The book describes Lewis’ early days of activism, when he participated in the lunch counter sit-ins which were aimed at ending segregation. The stories of his past are presented as recollections from the Congressman on the day of Barack Obama’s inauguration, showing just how far civil rights have advanced in less than 50 years.

Before I talk about the text, I want to say something about Nate Powell’s artwork. It is excellent and visually captures the pain and emotion of that turbulent time. In addition, the choice to do all the artwork in black and white symbolically represents the contrast and division regarding race at that time in American history.

While in college, Lewis became inspired by the Social Gospel, which essentially asserted that one must apply the spiritual values from the Gospel to address social issues.

I loved the new ideas college was introducing me to, in religion and philosophy–but I couldn’t stop thinking about the Social Gospel. Here I was reading about justice, when there were people out there working to make it happen. I started to feel guilty for not doing more. I became restless.

(p. 65)

Later on, Lewis recounts his first meeting with Martin Luther King, who agreed to help Lewis try to get into Troy State University. King makes Lewis aware of the risks involved in challenging the State of Alabama and the Board of Education.

King: To attend Troy State, we’ll have to sue the State of Alabama and the Board of Education. You’re not old enough to file a suit–you’ll have to get your parents’ okay. They’re going to have to sign. But if you want to go, we’ll help–we’ll raise the money to file those suits, and we’ll support you all the way. But you must keep in mind–your parents could lose their jobs. Your family home could be bombed or burned. You may get hurt–or your family may get hurt. I don’t know what will happen.

(p. 71)

While reading this graphic novel, I learned that during the civil rights movement, an organization called the Fellowship of Reconciliation (F.O.R.) published a comic about MLK that was intended to teach young people about non-violent resistance.

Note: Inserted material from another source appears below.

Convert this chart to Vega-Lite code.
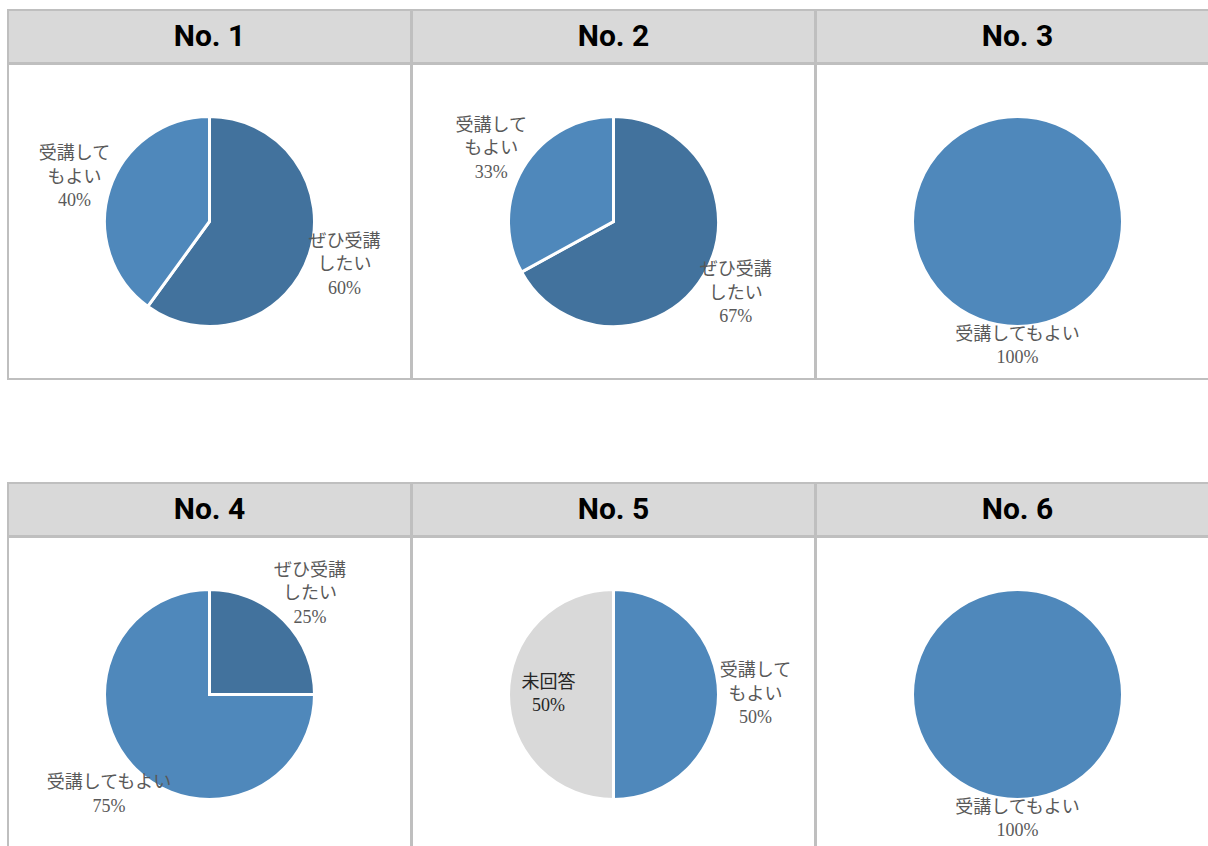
{
  "$schema": "https://vega.github.io/schema/vega-lite/v6.json",
  "padding": {"left": 7, "top": 9, "right": 0, "bottom": 0},
  "background": "white",
  "datasets": {
    "slices": [
      {"panel": "No. 1", "category": "ぜひ受講したい", "share": 60, "label": ["ぜひ受講", "したい", "60%"]},
      {"panel": "No. 1", "category": "受講してもよい", "share": 40, "label": ["受講して", "もよい", "40%"]},
      {"panel": "No. 2", "category": "ぜひ受講したい", "share": 67, "label": ["ぜひ受講", "したい", "67%"]},
      {"panel": "No. 2", "category": "受講してもよい", "share": 33, "label": ["受講して", "もよい", "33%"]},
      {"panel": "No. 3", "category": "受講してもよい", "share": 100, "label": ["受講してもよい", "100%"]},
      {"panel": "No. 4", "category": "ぜひ受講したい", "share": 25, "label": ["ぜひ受講", "したい", "25%"]},
      {"panel": "No. 4", "category": "受講してもよい", "share": 75, "label": ["受講してもよい", "75%"]},
      {"panel": "No. 5", "category": "受講してもよい", "share": 50, "label": ["受講して", "もよい", "50%"]},
      {"panel": "No. 5", "category": "未回答", "share": 50, "label": ["未回答", "50%"]},
      {"panel": "No. 6", "category": "受講してもよい", "share": 100, "label": ["受講してもよい", "100%"]}
    ]
  },
  "data": {"name": "slices"},
  "config": {
    "view": {"stroke": "#bfbfbf", "strokeWidth": 2}
  },
  "spacing": 102,
  "vconcat": [
    {
      "spacing": -4,
      "hconcat": [
        {"spacing": -4, "vconcat": [
          {"width": 403, "height": 53, "view": {"fill": "#d9d9d9", "stroke": "#bfbfbf", "strokeWidth": 2},
           "transform": [{"filter": "datum.panel == 'No. 1'"}, {"aggregate": [{"op": "count", "as": "n"}], "groupby": ["panel"]}],
           "mark": {"type": "text", "font": "Roboto", "fontSize": 30, "fontWeight": "bold", "color": "#000000"},
           "encoding": {"text": {"field": "panel"}}},
          {"width": 403, "height": 315, "view": {"fill": "white", "stroke": "#bfbfbf", "strokeWidth": 2},
           "transform": [{"filter": "datum.panel == 'No. 1'"}],
           "encoding": {"theta": {"field": "share", "type": "quantitative", "stack": true}},
           "layer": [
             {"mark": {"type": "arc", "outerRadius": 105, "stroke": "white", "strokeWidth": 3},
              "encoding": {"color": {"field": "category", "type": "nominal", "legend": null, "scale": {"domain": ["ぜひ受講したい", "受講してもよい", "未回答"], "range": ["#42729d", "#4f88bb", "#d9d9d9"]}}}},
             {"mark": {"type": "text", "font": "Liberation Serif, Noto Sans CJK JP", "fontSize": 18, "lineHeight": 23.5, "dy": {"expr": "-(length(datum.label) - 1) * 11.75"}},
              "encoding": {"text": {"field": "label"}, "detail": {"field": "category"}, "radius": {"value": {"expr": "datum.category == '未回答' ? 65 : 142"}}, "color": {"condition": {"test": "datum.category == '未回答'", "value": "#262626"}, "value": "#595959"}}}
           ]}
        ]},
        {"spacing": -4, "vconcat": [
          {"width": 403, "height": 53, "view": {"fill": "#d9d9d9", "stroke": "#bfbfbf", "strokeWidth": 2},
           "transform": [{"filter": "datum.panel == 'No. 2'"}, {"aggregate": [{"op": "count", "as": "n"}], "groupby": ["panel"]}],
           "mark": {"type": "text", "font": "Roboto", "fontSize": 30, "fontWeight": "bold", "color": "#000000"},
           "encoding": {"text": {"field": "panel"}}},
          {"width": 403, "height": 315, "view": {"fill": "white", "stroke": "#bfbfbf", "strokeWidth": 2},
           "transform": [{"filter": "datum.panel == 'No. 2'"}],
           "encoding": {"theta": {"field": "share", "type": "quantitative", "stack": true}},
           "layer": [
             {"mark": {"type": "arc", "outerRadius": 105, "stroke": "white", "strokeWidth": 3},
              "encoding": {"color": {"field": "category", "type": "nominal", "legend": null, "scale": {"domain": ["ぜひ受講したい", "受講してもよい", "未回答"], "range": ["#42729d", "#4f88bb", "#d9d9d9"]}}}},
             {"mark": {"type": "text", "font": "Liberation Serif, Noto Sans CJK JP", "fontSize": 18, "lineHeight": 23.5, "dy": {"expr": "-(length(datum.label) - 1) * 11.75"}},
              "encoding": {"text": {"field": "label"}, "detail": {"field": "category"}, "radius": {"value": {"expr": "datum.category == '未回答' ? 65 : 142"}}, "color": {"condition": {"test": "datum.category == '未回答'", "value": "#262626"}, "value": "#595959"}}}
           ]}
        ]},
        {"spacing": -4, "vconcat": [
          {"width": 403, "height": 53, "view": {"fill": "#d9d9d9", "stroke": "#bfbfbf", "strokeWidth": 2},
           "transform": [{"filter": "datum.panel == 'No. 3'"}, {"aggregate": [{"op": "count", "as": "n"}], "groupby": ["panel"]}],
           "mark": {"type": "text", "font": "Roboto", "fontSize": 30, "fontWeight": "bold", "color": "#000000"},
           "encoding": {"text": {"field": "panel"}}},
          {"width": 403, "height": 315, "view": {"fill": "white", "stroke": "#bfbfbf", "strokeWidth": 2},
           "transform": [{"filter": "datum.panel == 'No. 3'"}],
           "encoding": {"theta": {"field": "share", "type": "quantitative", "stack": true}},
           "layer": [
             {"mark": {"type": "arc", "outerRadius": 105, "stroke": "white", "strokeWidth": 3},
              "encoding": {"color": {"field": "category", "type": "nominal", "legend": null, "scale": {"domain": ["ぜひ受講したい", "受講してもよい", "未回答"], "range": ["#42729d", "#4f88bb", "#d9d9d9"]}}}},
             {"mark": {"type": "text", "font": "Liberation Serif, Noto Sans CJK JP", "fontSize": 18, "lineHeight": 23.5, "dy": {"expr": "-(length(datum.label) - 1) * 11.75"}},
              "encoding": {"text": {"field": "label"}, "detail": {"field": "category"}, "radius": {"value": {"expr": "datum.category == '未回答' ? 65 : 125"}}, "color": {"condition": {"test": "datum.category == '未回答'", "value": "#262626"}, "value": "#595959"}}}
           ]}
        ]}
      ]
    },
    {
      "spacing": -4,
      "hconcat": [
        {"spacing": -4, "vconcat": [
          {"width": 403, "height": 53, "view": {"fill": "#d9d9d9", "stroke": "#bfbfbf", "strokeWidth": 2},
           "transform": [{"filter": "datum.panel == 'No. 4'"}, {"aggregate": [{"op": "count", "as": "n"}], "groupby": ["panel"]}],
           "mark": {"type": "text", "font": "Roboto", "fontSize": 30, "fontWeight": "bold", "color": "#000000"},
           "encoding": {"text": {"field": "panel"}}},
          {"width": 403, "height": 315, "view": {"fill": "white", "stroke": "#bfbfbf", "strokeWidth": 2},
           "transform": [{"filter": "datum.panel == 'No. 4'"}],
           "encoding": {"theta": {"field": "share", "type": "quantitative", "stack": true}},
           "layer": [
             {"mark": {"type": "arc", "outerRadius": 105, "stroke": "white", "strokeWidth": 3},
              "encoding": {"color": {"field": "category", "type": "nominal", "legend": null, "scale": {"domain": ["ぜひ受講したい", "受講してもよい", "未回答"], "range": ["#42729d", "#4f88bb", "#d9d9d9"]}}}},
             {"mark": {"type": "text", "font": "Liberation Serif, Noto Sans CJK JP", "fontSize": 18, "lineHeight": 23.5, "dy": {"expr": "-(length(datum.label) - 1) * 11.75"}},
              "encoding": {"text": {"field": "label"}, "detail": {"field": "category"}, "radius": {"value": {"expr": "datum.category == '未回答' ? 65 : 142"}}, "color": {"condition": {"test": "datum.category == '未回答'", "value": "#262626"}, "value": "#595959"}}}
           ]}
        ]},
        {"spacing": -4, "vconcat": [
          {"width": 403, "height": 53, "view": {"fill": "#d9d9d9", "stroke": "#bfbfbf", "strokeWidth": 2},
           "transform": [{"filter": "datum.panel == 'No. 5'"}, {"aggregate": [{"op": "count", "as": "n"}], "groupby": ["panel"]}],
           "mark": {"type": "text", "font": "Roboto", "fontSize": 30, "fontWeight": "bold", "color": "#000000"},
           "encoding": {"text": {"field": "panel"}}},
          {"width": 403, "height": 315, "view": {"fill": "white", "stroke": "#bfbfbf", "strokeWidth": 2},
           "transform": [{"filter": "datum.panel == 'No. 5'"}],
           "encoding": {"theta": {"field": "share", "type": "quantitative", "stack": true}},
           "layer": [
             {"mark": {"type": "arc", "outerRadius": 105, "stroke": "white", "strokeWidth": 3},
              "encoding": {"color": {"field": "category", "type": "nominal", "legend": null, "scale": {"domain": ["ぜひ受講したい", "受講してもよい", "未回答"], "range": ["#42729d", "#4f88bb", "#d9d9d9"]}}}},
             {"mark": {"type": "text", "font": "Liberation Serif, Noto Sans CJK JP", "fontSize": 18, "lineHeight": 23.5, "dy": {"expr": "-(length(datum.label) - 1) * 11.75"}},
              "encoding": {"text": {"field": "label"}, "detail": {"field": "category"}, "radius": {"value": {"expr": "datum.category == '未回答' ? 65 : 142"}}, "color": {"condition": {"test": "datum.category == '未回答'", "value": "#262626"}, "value": "#595959"}}}
           ]}
        ]},
        {"spacing": -4, "vconcat": [
          {"width": 403, "height": 53, "view": {"fill": "#d9d9d9", "stroke": "#bfbfbf", "strokeWidth": 2},
           "transform": [{"filter": "datum.panel == 'No. 6'"}, {"aggregate": [{"op": "count", "as": "n"}], "groupby": ["panel"]}],
           "mark": {"type": "text", "font": "Roboto", "fontSize": 30, "fontWeight": "bold", "color": "#000000"},
           "encoding": {"text": {"field": "panel"}}},
          {"width": 403, "height": 315, "view": {"fill": "white", "stroke": "#bfbfbf", "strokeWidth": 2},
           "transform": [{"filter": "datum.panel == 'No. 6'"}],
           "encoding": {"theta": {"field": "share", "type": "quantitative", "stack": true}},
           "layer": [
             {"mark": {"type": "arc", "outerRadius": 105, "stroke": "white", "strokeWidth": 3},
              "encoding": {"color": {"field": "category", "type": "nominal", "legend": null, "scale": {"domain": ["ぜひ受講したい", "受講してもよい", "未回答"], "range": ["#42729d", "#4f88bb", "#d9d9d9"]}}}},
             {"mark": {"type": "text", "font": "Liberation Serif, Noto Sans CJK JP", "fontSize": 18, "lineHeight": 23.5, "dy": {"expr": "-(length(datum.label) - 1) * 11.75"}},
              "encoding": {"text": {"field": "label"}, "detail": {"field": "category"}, "radius": {"value": {"expr": "datum.category == '未回答' ? 65 : 125"}}, "color": {"condition": {"test": "datum.category == '未回答'", "value": "#262626"}, "value": "#595959"}}}
           ]}
        ]}
      ]
    }
  ]
}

F.O.R. had also published a popular comic book called Martin Luther King and the Montgomery Story, which explained the basics of passive resistance and non-violent action as tools for desegregation.

(p. 76)

In his talk at the bookstore, Andrew Aydin told the attendees how he convinced John Lewis that the graphic novel format was the best way to tell his story. I am in full agreement. While the story itself is compelling and moving, it’s the images that make this such a visceral read. I encourage everyone to pick up this book and read it, especially in a time when intolerance seems to be rearing its ugly head once again.